Whatever possible perversions lurked beneath its surface, Wonder Woman was strikingly progressive in many ways. In the 1970s, reflecting back on the legacy of the comics, the feminist Gloria Steinem said, “I am amazed by the strength of their feminist message.” In its early days, every issue included a centerfold called “Wonder Women of History” that profiled and praised historical figures like Susan B. Anthony.
Lepore – a professor of American history at Harvard, a New Yorker writer, and the author of "Book of Ages" – is an endlessly energetic and knowledgeable guide to the fascinating backstory of Wonder Woman. She’s particularly skillful at showing the subtle process by which personal details migrate from life into art. Early in his career as a psychologist, Marston developed a lie detection test based on blood pressure measurements. Though its scientific validity was highly dubious, the device attracted media attention and resurfaced throughout his career. In certain comics, Wonder Woman possesses a magical lasso that compels any captive to tell the truth. Marston had always hoped his lie detection test could promote the cause of justice; he fulfilled his wish when he created Wonder Woman.
Even as he was publicly championing the rights of women, Marston’s private life revealed a more complex reality. For most of his adult life he lived simultaneously with two women, Sadie Holloway and Olive Byrne, fathering two children with each. Marston had trouble keeping a job, but Holloway was a successful editor and executive. Byrne stayed home and raised all four of the children. One of the central challenges of 20th-century feminism was to reconcile the competing demands of motherhood and a career. The women Marston lived with did not solve this dilemma so much as subdivide it; Byrne handled the home front and Holloway had a career. Marston benefited from the situation without seeming to realize what it suggested about the ideal that women should not have to choose between a family and a career.

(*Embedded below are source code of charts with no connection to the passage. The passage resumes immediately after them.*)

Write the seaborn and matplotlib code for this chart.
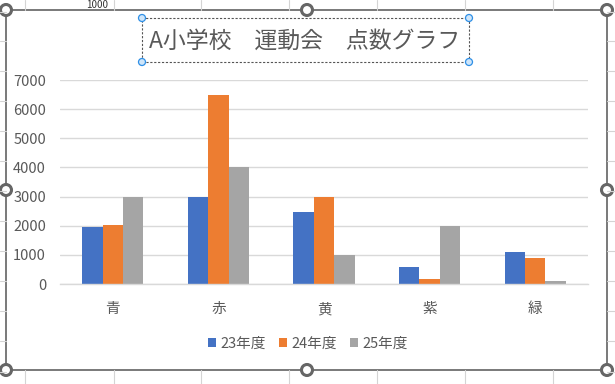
import matplotlib
matplotlib.use("Agg")
import matplotlib.pyplot as plt
import seaborn as sns
import pandas as pd
from matplotlib.lines import Line2D
from matplotlib.patches import Rectangle, Ellipse

categories = ["青", "赤", "黄", "紫", "緑"]
years = ["23年度", "24年度", "25年度"]
v23 = [1960, 3000, 2470, 580, 1100]
v24 = [2020, 6500, 3000, 170, 890]
v25 = [3000, 4000, 1000, 2000, 100]
yticks = [0, 1000, 2000, 3000, 4000, 5000, 6000, 7000]
colors = ["#4472C4", "#ED7D31", "#A5A5A5"]
title = "A小学校\u3000運動会\u3000点数グラフ"

df = pd.DataFrame({
    "cat": categories * 3,
    "year": [years[0]] * 5 + [years[1]] * 5 + [years[2]] * 5,
    "val": v23 + v24 + v25,
})

sns.set_theme(style="white")
plt.rcParams["font.family"] = ["Noto Sans CJK JP", "DejaVu Sans"]
txt = "#595959"

W, H = 615, 384
fig = plt.figure(figsize=(W / 100, H / 100), dpi=100)
fig.patch.set_facecolor("white")

def fx(x):
    return x / W

def fy(y):
    return 1 - y / H

# spreadsheet gridlines outside the chart
for x in [25, 114, 201, 289, 377, 465, 553]:
    fig.add_artist(Line2D([fx(x), fx(x)], [fy(370), fy(384)], color="#D4D4D4", lw=0.8))
    fig.add_artist(Line2D([fx(x), fx(x)], [fy(0), fy(10)], color="#D4D4D4", lw=0.8))
for y in [12, 41, 71, 101, 131, 161, 191, 221, 251, 281, 311, 341, 372]:
    fig.add_artist(Line2D([fx(0), fx(6)], [fy(y), fy(y)], color="#D4D4D4", lw=0.8))
    fig.add_artist(Line2D([fx(607), fx(615)], [fy(y), fy(y)], color="#D4D4D4", lw=0.8))
fig.text(fx(108), fy(0.5), "1000", ha="right", va="top", fontsize=7, color="#333333")

# chart area border
fig.add_artist(Rectangle((fx(6), fy(370)), fx(601), 360 / H, fill=False,
                         edgecolor="#6E6E6E", lw=1.3))

left, right, top, bottom = 60, 588, 80, 284
ax = fig.add_axes([fx(left), fy(bottom), (right - left) / W, (bottom - top) / H])
sns.barplot(data=df, x="cat", y="val", hue="year", palette=colors, width=0.58,
            saturation=1, ax=ax, errorbar=None, legend=True, linewidth=0,
            edgecolor="none")
ax.set_ylim(0, 7000)
ax.set_xlim(-0.5, 4.5)
ax.set_yticks(yticks)
ax.set_yticklabels([str(t) for t in yticks])
ax.yaxis.grid(True, color="#D9D9D9", lw=1)
ax.set_axisbelow(True)
for s in ["top", "right", "left"]:
    ax.spines[s].set_visible(False)
ax.spines["bottom"].set_color("#D9D9D9")
ax.spines["bottom"].set_linewidth(1)
ax.tick_params(axis="y", length=0, pad=10, labelsize=10.5, labelcolor=txt)
ax.tick_params(axis="x", length=0, pad=13, labelsize=10.5, labelcolor=txt)
ax.set_xlabel("")
ax.set_ylabel("")
ax.patch.set_alpha(0)

handles, labels = ax.get_legend_handles_labels()
ax.get_legend().remove()
fig.legend(handles, labels, loc="center", bbox_to_anchor=(fx(308), fy(344)), ncol=3,
           frameon=False, fontsize=10.5, labelcolor=txt, handlelength=0.55,
           handleheight=0.55, handletextpad=0.3, columnspacing=0.9)

fig.text(fx(305), fy(41), title, ha="center", va="center", fontsize=16.5, color=txt)

# title selection box
fig.add_artist(Rectangle((fx(142), fy(62)), fx(469 - 142), 44 / H, fill=False,
                         edgecolor="#555555", lw=0.8, linestyle=(0, (2, 1.5))))
for (x, y) in [(142, 18), (469, 18), (142, 62), (469, 62)]:
    fig.add_artist(Ellipse((fx(x), fy(y)), 7 / W, 7 / H, transform=fig.transFigure,
                           facecolor="#CFE6FA", edgecolor="#2E8FE6", lw=0.9))

# chart handles
for (x, y) in [(6, 10), (307, 10), (607, 10), (6, 190), (607, 190),
               (6, 370), (307, 370), (607, 370)]:
    fig.add_artist(Ellipse((fx(x), fy(y)), 11 / W, 11 / H, transform=fig.transFigure,
                           facecolor="white", edgecolor="#666666", lw=2.2))

fig.savefig("out.png", dpi=100)
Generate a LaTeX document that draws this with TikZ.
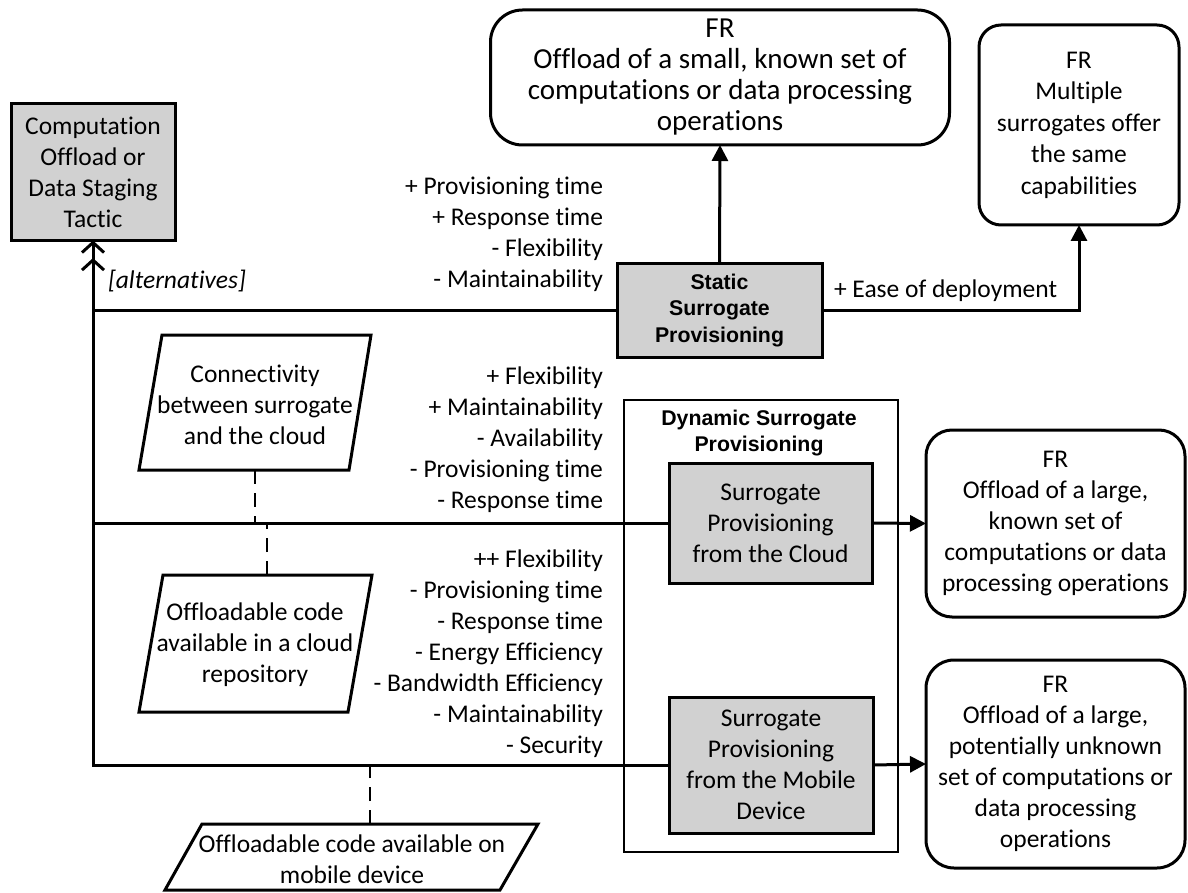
\documentclass[tikz,border=0pt]{standalone}
\usepackage{fontspec}
\setmainfont{Carlito}[Ligatures=NoCommon]
\newfontfamily\arialfont{Liberation Sans}
\usetikzlibrary{arrows.meta}
\begin{document}
\begin{tikzpicture}[x=1pt,y=-1pt,
  every node/.style={inner sep=0pt, outer sep=0pt, font=\fontsize{25.5}{31}\selectfont},
  graybox/.style={draw, line width=3pt, fill=black!18, align=center},
  frbox/.style={draw, line width=3pt, rounded corners=#1, align=center, fill=white},
  boldtext/.style={font=\arialfont\bfseries\fontsize{21.3}{26.5}\selectfont, align=center},
  attr/.style={anchor=east, align=right},
  conn/.style={line width=3pt},
  tri/.style={line width=3pt, -{Triangle[length=16pt,width=16pt]}},
  altarrow/.style={line width=3pt, -{Straight Barb[length=10pt,width=22pt,line width=3pt,sep=4pt]Straight Barb[length=10pt,width=22pt,line width=3pt]}},
  dashline/.style={line width=2.5pt, dash pattern=on 14pt off 9pt},
  para/.style={line width=3pt, line join=miter},
]
\useasboundingbox (0,0) rectangle (1188,893);

% boxes
\node[graybox, minimum width=164pt, minimum height=137pt] (tactic) at (93,172) {Computation\\Offload or\\Data Staging\\Tactic};
\node[graybox, boldtext, minimum width=205pt, minimum height=93pt] (static) at (719.5,310.5) {Static\\Surrogate\\Provisioning};
\node[frbox=32pt, minimum width=459pt, minimum height=135pt, font=\fontsize{29}{31}\selectfont] (fr1) at (720,77.5) {FR\\Offload of a small, known set of\\computations or data processing\\operations};
\node[frbox=22pt, minimum width=200pt, minimum height=200pt, font=\fontsize{25.5}{31.5}\selectfont] (fr2) at (1079,125) {FR\\Multiple\\surrogates offer\\the same\\capabilities};

\node[draw, line width=2.5pt, minimum width=274pt, minimum height=452pt] (dyn) at (761,626) {};
\node[boldtext] (dyntitle) at (759,433) {Dynamic Surrogate\\Provisioning};
\node[graybox, minimum width=203pt, minimum height=120pt] (cloud) at (770.5,523) {Surrogate\\Provisioning\\from the Cloud};
\node[graybox, minimum width=204pt, minimum height=136pt] (mobile) at (771,765) {Surrogate\\Provisioning\\from the Mobile\\Device};

\node[frbox=26pt, minimum width=259pt, minimum height=187pt] (fr3) at (1055.5,523.5) {FR\\Offload of a large,\\known set of\\computations or data\\processing operations};
\node[frbox=28pt, minimum width=259pt, minimum height=208pt] (fr4) at (1055.5,764) {FR\\Offload of a large,\\potentially unknown\\set of computations or\\data processing\\operations};

% attribute labels
\node[attr] (sattr) at (603,234) {+ Provisioning time\\+ Response time\\- Flexibility\\- Maintainability};
\node[attr] (cattr) at (603,440) {+ Flexibility\\+ Maintainability\\- Availability\\- Provisioning time\\- Response time};
\node[attr] (mattr) at (603,654) {++ Flexibility\\- Provisioning time\\- Response time\\- Energy Efficiency\\- Bandwidth Efficiency\\- Maintainability\\- Security};
\node[anchor=west, font=\fontsize{25.5}{31}\selectfont\itshape] (alt) at (108,281) {[alternatives]};
\node[anchor=west] (ease) at (834,291) {+ Ease of deployment};

% parallelograms
\coordinate (c1) at (162,335); \coordinate (c2) at (371,335);
\coordinate (c3) at (349,470); \coordinate (c4) at (139,470);
\draw[para] (c1) -- (c2) -- (c3) -- (c4) -- cycle;
\node[align=center] (connect) at (255,405) {Connectivity\\between surrogate\\and the cloud};

\coordinate (r1) at (163,575); \coordinate (r2) at (372,575);
\coordinate (r3) at (348,712); \coordinate (r4) at (139,712);
\draw[para] (r1) -- (r2) -- (r3) -- (r4) -- cycle;
\node[align=center] (repo) at (255,645) {Offloadable code\\available in a cloud\\repository};

\coordinate (m1) at (202,824); \coordinate (m2) at (538,824);
\coordinate (m3) at (500,890); \coordinate (m4) at (165,890);
\draw[para] (m1) -- (m2) -- (m3) -- (m4) -- cycle;
\node[align=center] (mobcode) at (352,859) {Offloadable code available on\\mobile device};

% dashed links
\coordinate (cb) at (255,470);
\draw[dashline] (cb) -- (cb |- cloud.west);
\coordinate (rt) at (267,575);
\draw[dashline] (rt) -- (rt |- cloud.west);
\coordinate (mt) at (370,824);
\draw[dashline] (mt) -- (mt |- mobile.west);

% connectors
\draw[altarrow] (mobile.west) -- (tactic.south |- mobile.west) -- (tactic.south);
\draw[conn] (tactic.south |- static.west) -- (static.west);
\draw[conn] (tactic.south |- cloud.west) -- (cloud.west);
\draw[tri] (static.north) -- (fr1.south);
\draw[tri] (static.east) -| (fr2.south);
\draw[tri] (cloud.east) -- (fr3.west);
\draw[tri] (mobile.east) -- (fr4.west);
\end{tikzpicture}
\end{document}
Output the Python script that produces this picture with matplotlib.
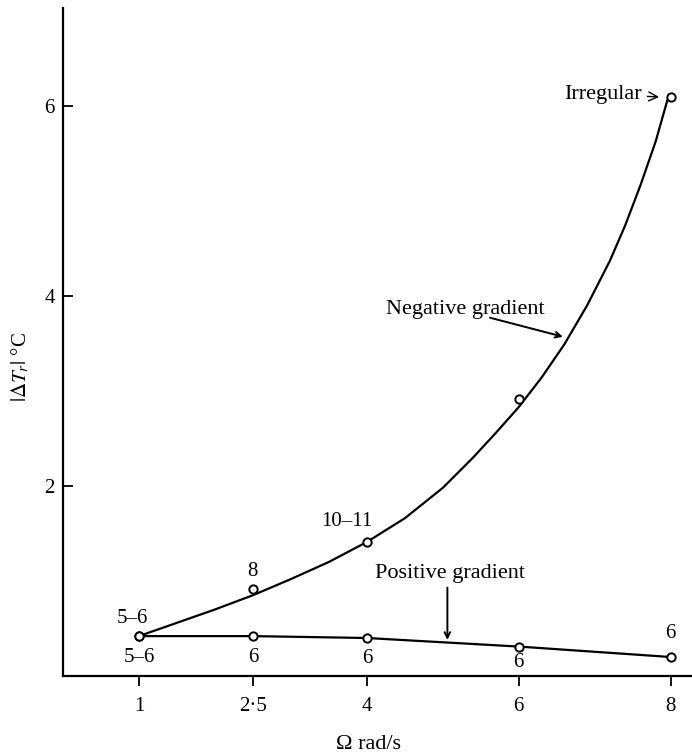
import numpy as np
import matplotlib.pyplot as plt

plt.rcParams['font.family'] = ['Liberation Serif', 'DejaVu Serif']
plt.rcParams['mathtext.fontset'] = 'stix'

# measured points
omega = [1, 2.5, 4, 6, 8]
neg_points = [0.42, 0.92, 1.41, 2.91, 6.09]
pos_points = [0.42, 0.42, 0.40, 0.31, 0.20]

# hand-drawn fit through the negative-gradient points
neg_curve_x = [1.0, 1.5, 2.0, 2.5, 3.0, 3.5, 4.0, 4.5, 5.0, 5.4, 5.7, 6.0, 6.3, 6.6,
               6.9, 7.2, 7.4, 7.6, 7.8, 7.96]
neg_curve_y = [0.42, 0.56, 0.70, 0.85, 1.02, 1.20, 1.41, 1.66, 1.98, 2.30, 2.56, 2.83,
               3.14, 3.49, 3.90, 4.37, 4.74, 5.16, 5.62, 6.07]

# labels next to the points
top_labels = ['5\u20136', '8', '10\u201311']
bottom_labels = ['5\u20136', '6', '6', '6']
x_ticks = [1, 2.5, 4, 6, 8]
x_ticklabels = ['1', '2\u00b75', '4', '6', '8']
y_ticks = [2, 4, 6]

fig = plt.figure(figsize=(6.92, 7.55), dpi=100)
ax = fig.add_axes([0.091, 0.1046, 0.909, 0.885])

ax.plot(neg_curve_x, neg_curve_y, color='black', lw=1.6, solid_joinstyle='round')
ax.plot(omega, pos_points, color='black', lw=1.6)
ax.plot(omega, neg_points, 'o', mfc='white', mec='black', ms=6, mew=1.4, zorder=5)
ax.plot(omega, pos_points, 'o', mfc='white', mec='black', ms=6, mew=1.4, zorder=5)

fs = 15   # numbers and ticks
fst = 16  # annotation words
# numbers above the upper curve
ax.text(0.91, 0.6, top_labels[0], ha='center', va='center', fontsize=fs)
ax.text(2.49, 1.1, top_labels[1], ha='center', va='center', fontsize=fs)
ax.text(3.74, 1.63, top_labels[2], ha='center', va='center', fontsize=fs)
# numbers below the lower curve
ax.text(1.0, 0.19, bottom_labels[0], ha='center', va='center', fontsize=fs)
ax.text(2.5, 0.19, bottom_labels[1], ha='center', va='center', fontsize=fs)
ax.text(4.0, 0.18, bottom_labels[2], ha='center', va='center', fontsize=fs)
ax.text(6.0, 0.14, bottom_labels[3], ha='center', va='center', fontsize=fs)
ax.text(8.0, 0.45, '6', ha='center', va='center', fontsize=fs)

ax.annotate('Irregular', xy=(7.92, 6.09), xytext=(7.62, 6.12), ha='right', va='center',
            fontsize=fst, arrowprops=dict(arrowstyle='->', color='black', lw=1.0,
                                          shrinkA=2, shrinkB=4))
ax.annotate('', xy=(6.58, 3.57), xytext=(5.62, 3.77),
            arrowprops=dict(arrowstyle='->', color='black', lw=1.4, shrinkA=0, shrinkB=0))
ax.text(5.3, 3.86, 'Negative gradient', ha='center', va='center', fontsize=fst)
ax.annotate('', xy=(5.06, 0.38), xytext=(5.06, 0.93),
            arrowprops=dict(arrowstyle='->', color='black', lw=1.4, shrinkA=0, shrinkB=0))
ax.text(5.09, 1.08, 'Positive gradient', ha='center', va='center', fontsize=fst)

ax.set_xlim(0, 8.28)
ax.set_ylim(0, 7.03)
ax.set_xticks(x_ticks)
ax.set_xticklabels(x_ticklabels)
ax.set_yticks(y_ticks)
ax.tick_params(axis='x', direction='out', length=7, width=1.3, labelsize=fs, pad=8)
ax.tick_params(axis='y', direction='in', length=7, width=1.3, labelsize=fs, pad=6)

for side in ['top', 'right']:
    ax.spines[side].set_visible(False)
for side in ['left', 'bottom']:
    ax.spines[side].set_linewidth(1.6)

ax.set_xlabel('\u03a9 rad/s', fontsize=16)
ax.xaxis.set_label_coords(0.485, -0.088)
ax.set_ylabel(r'$|\Delta T_r|$ °C', fontsize=15)
ax.yaxis.set_label_coords(-0.05, 0.463)

fig.savefig('out.png', dpi=100)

Marston wrote screenplays, practiced law, taught psychology, and tried to capitalize on his lie detection test. Nothing worked for very long, but his eclectic interests and unusual home life seeped into his work on Wonder Woman. The bracelets the character always wore, for instance, were inspired by two bracelets that Byrne wore in lieu of a wedding ring to commemorate her tie to Marston.
After Marston died in the late 1940s, the feminist agenda of Wonder Woman dropped away entirely. In the 1950s, the character became desperate to get married, worked as a secretary, and was constantly being saved from peril by strong men. She reflected rather than subverted dominant American values about gender. Holloway and Byrne, however, did not bow to convention. They continued living together and were thrilled to see the advances made by second wave feminists in the 1960s and 1970s. However gradually, wonder women were still defeating the likes of Dr. Psycho.